Renforcer les pouvoirs des actionnaires minoritaires en abaissant le seuil d'exercice de certains droits essentiels de 10 à 5 %.
Développer la démocratie et l'utilisation des nouvelles technologies en donnant, par exemple, une possibilité de vote électronique, donc une plus grande faculté de participation, aux actionnaires minoritaires.
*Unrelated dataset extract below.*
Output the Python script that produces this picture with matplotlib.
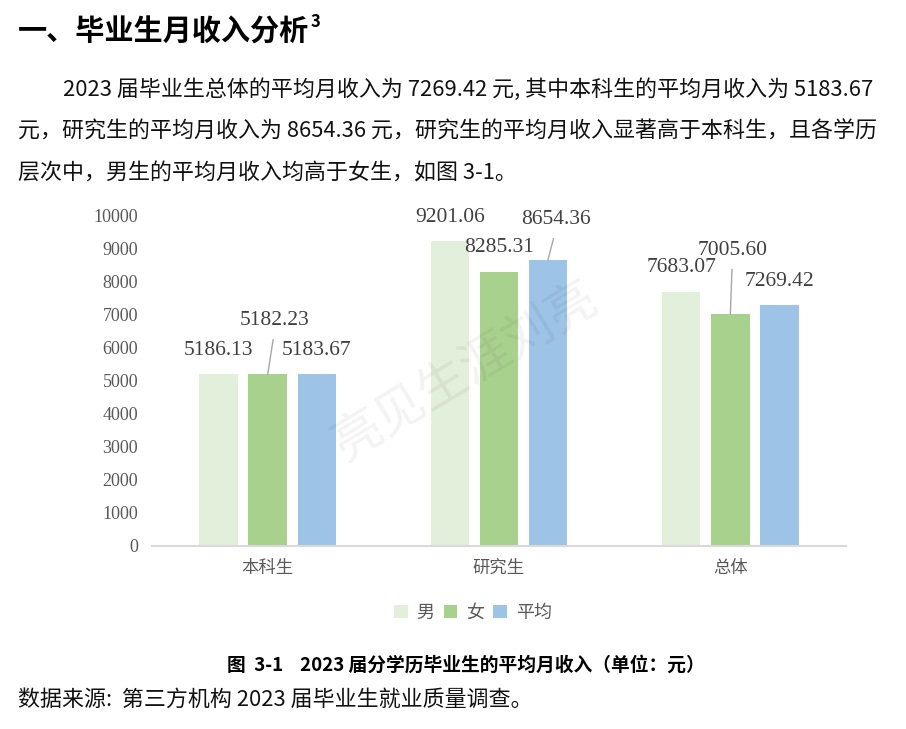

Cet édifice est encore à compléter. Dans le futur DDOEF, des mesures importantes de protection du consommateur bancaire trouveront leur place. Plusieurs initiatives ont déjà été envisagées pour que soit instauré un service bancaire de base universel et gratuit. Elles sont certainement généreuses, se veulent protectrices pour le consommateur. Toutefois, elles me paraissent périlleuses parce qu'elles risquent d'avaliser en contrepartie le principe des chèques payants. Or, ces moyens de paiement sont souvent utilisés par les personnes âgées ou par nos concitoyens les plus modestes. L'approche du Gouvernement est différente. Il ne pourra définitivement l'exposer que dans un prochain texte, compte tenu des risques constitutionnels qui pèseraient sur des amendements aussi significatifs introduits après réunion de la commission mixte paritaire. Cependant, pour venir en aide aux personnes exclues du système bancaire, conformément aux engagements que nous avons pris ici même, le Gouvernement a d'ores et déjà publié le décret d'application de la loi de lutte contre les exclusions concernant le service bancaire de base. C'est un progrès réel, encore insuffisant. C'est pourquoi, afin d'améliorer les relations entre les banques et les publics les plus fragilisés, il faut rendre moins opaque le " maquis " des tarifs bancaires, éviter les ventes liées ou à perte, favoriser la médiation. Tel est le sens d'un addendum à cette loi, d'ailleurs déjà déposé au Sénat, qui transpose le droit de la consommation aux relations banques-clients. Pour éviter les exclusions bancaires, il faut prendre le problème à sa source et alléger les sanctions qui conditionnent le retour des personnes qui ont commis des erreurs limitées ou des imprudences dans le système. Les pénalités libératoires à acquitter en cas de chèques sans provisions seront donc assouplies, en particulier concernant les chèques de petits montants. Enfin, nous avons l'intention d'avancer sur le chapitre de l'insaisissabilité afin de préserver, pour ceux qui font l'objet de saisies bancaires, le minimum sans lequel on ne peut vivre décemment.
Mesdames et messieurs les députés, ma conclusion va vers le rapporteur et les membres de la commission des finances qui, avec le président de la Commission, se sont beaucoup investis dans l'élaboration de ce texte. Impératif économique, exigence sociale, le projet de loi qui vous est soumis a pour ambition le respect de la transparence et du droit, le développement des entreprises, l'affirmation d'une croissance mieux partagée. C'est pourquoi, Mesdames et Messieurs les députés, je suis confiant que vous apporterez votre soutien à cette réforme.